The internal friction is emerging on the eve of a federal election in which the Conservative Party is leading in the polls by a wide margin. So Trump’s ire could be directed by the end of 2025 at Pierre Poilievre, who has also vowed to “fight fire with fire” with tariffs on U.S. imports. A potential war of levies would add to a year in politics that was already poised to weigh on Canada’s economy, according to a piece by our economics team in the most recent edition of ROB Magazine:
↑ The upside
If the polls hold, Canada will have a new government next year. Whether that’s an upside or a downside depends on your politics. The Conservatives promise lower taxes and less regulation. The Liberal economic vision revolves around clean energy, industrial tax credits and growing the work force. Whoever forms the government will need to get a handle on deficits, which ballooned through the pandemic. But the fiscal picture is rosier than in other countries. The International Monetary Fund sees Canada’s general government deficit equalling 1 per cent of GDP in 2025, compared with 7.3 per cent in the U.S. and an average across the G20 of 5.3 per cent.
↓ The downside
Election years tend to be big on spending. That could strain Ottawa’s fiscal guardrails and open the door to further tax hikes. The fiscal outlook is already clouded by a slowdown in population growth (which suggests less tax revenue) and new spending commitments for the military, housing and pharmacare. The government’s promise to keep deficits below 1 per cent of GDP and the ratio on a downward path may require new sources of revenue. The levy on bank profits in 2022 and the capital-gains tax changes in 2024 show the Liberal government is prepared to ding Bay Street and high-income individuals to fund its spending.
(FWIW)
With a population of about 40.1 million, Canada would likely be allotted about 50 seats in the House of Representatives.
Charted
The skyrocketing cost of U.S. health care
Why has the killing of a U.S. health-insurance CEO caused so much online glee? It’s partly because people become their worst selves on social media, and the algorithms reward extremists, Tony Keller writes. “Nothing new there. But it’s also because private hospitals and private insurers, the gatekeepers of the U.S. health system, are sources of enormous popular anxiety, bitterness and anger.”
The outlook
On our reading list
In Silicon Valley: Behind the scenes at a nuclear fusion startup’s ‘insane, top-secret opening ceremony.’
For sale: Buyers and sellers cautious amid a generally ‘horrible’ condo market.

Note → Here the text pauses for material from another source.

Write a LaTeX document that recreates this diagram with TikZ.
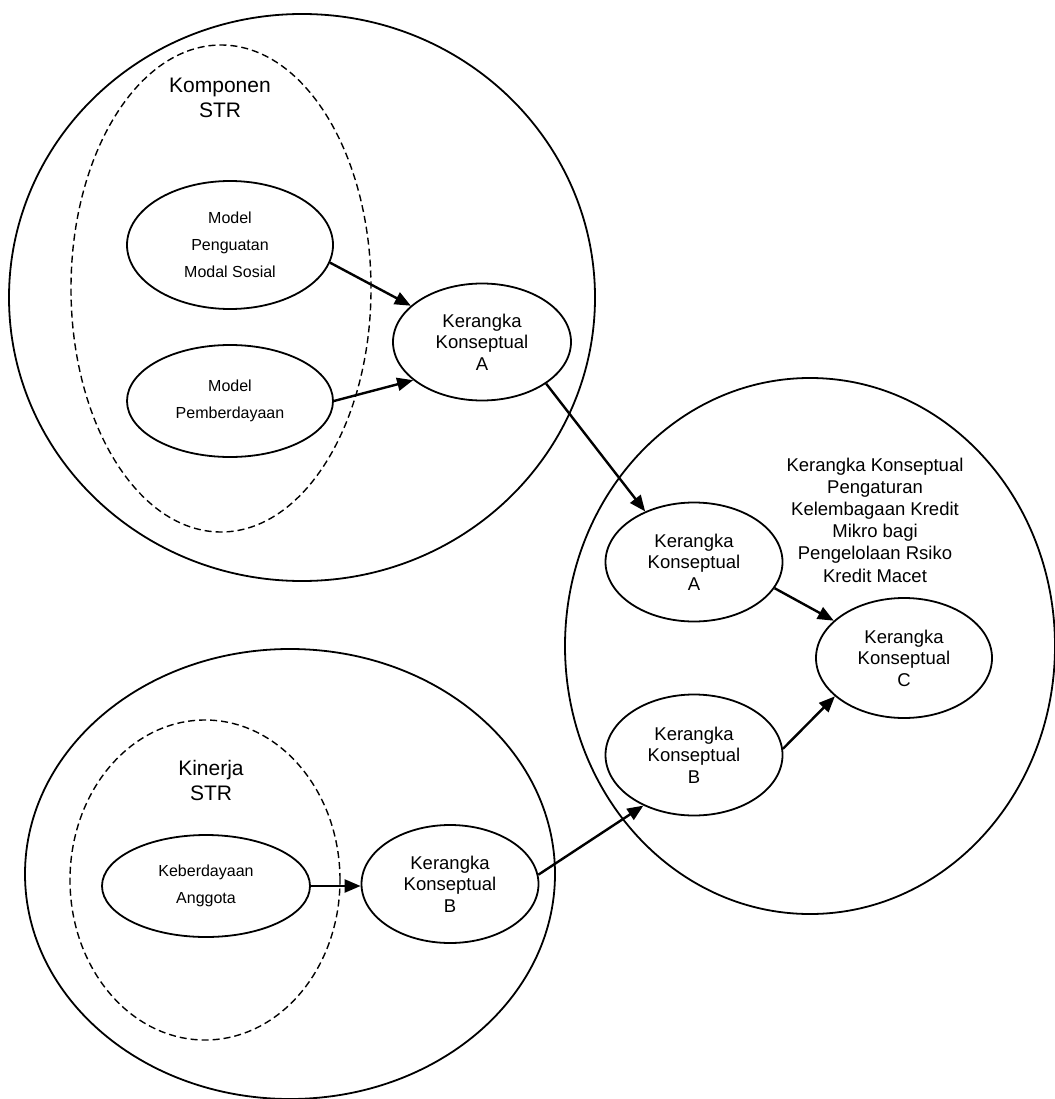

Finding a new home: Stolen ruby slippers worn by Judy Garland in ‘The Wizard of Oz’ have been auctioned for US$28 million.
Morning update
Global markets drifted ahead of key U.S. inflation numbers this morning as investors looked for signals on the Federal Reserve’s next interest-rate move. Wall Street futures were mixed, while TSX futures were little changed in advance of the Bank of Canada’s interest-rate decision.
Overseas, the pan-European STOXX 600 was up 0.06 per cent in morning trading. Britain’s FTSE 100 advanced 0.14 per cent, Germany’s DAX rose 0.08 per cent and France’s CAC 40 gained 0.2 per cent.
In Asia, Japan’s Nikkei closed 0.01 per cent higher, while Hong Kong’s Hang Seng declined 0.77 per cent.
The Canadian dollar traded at 70.55 U.S. cents.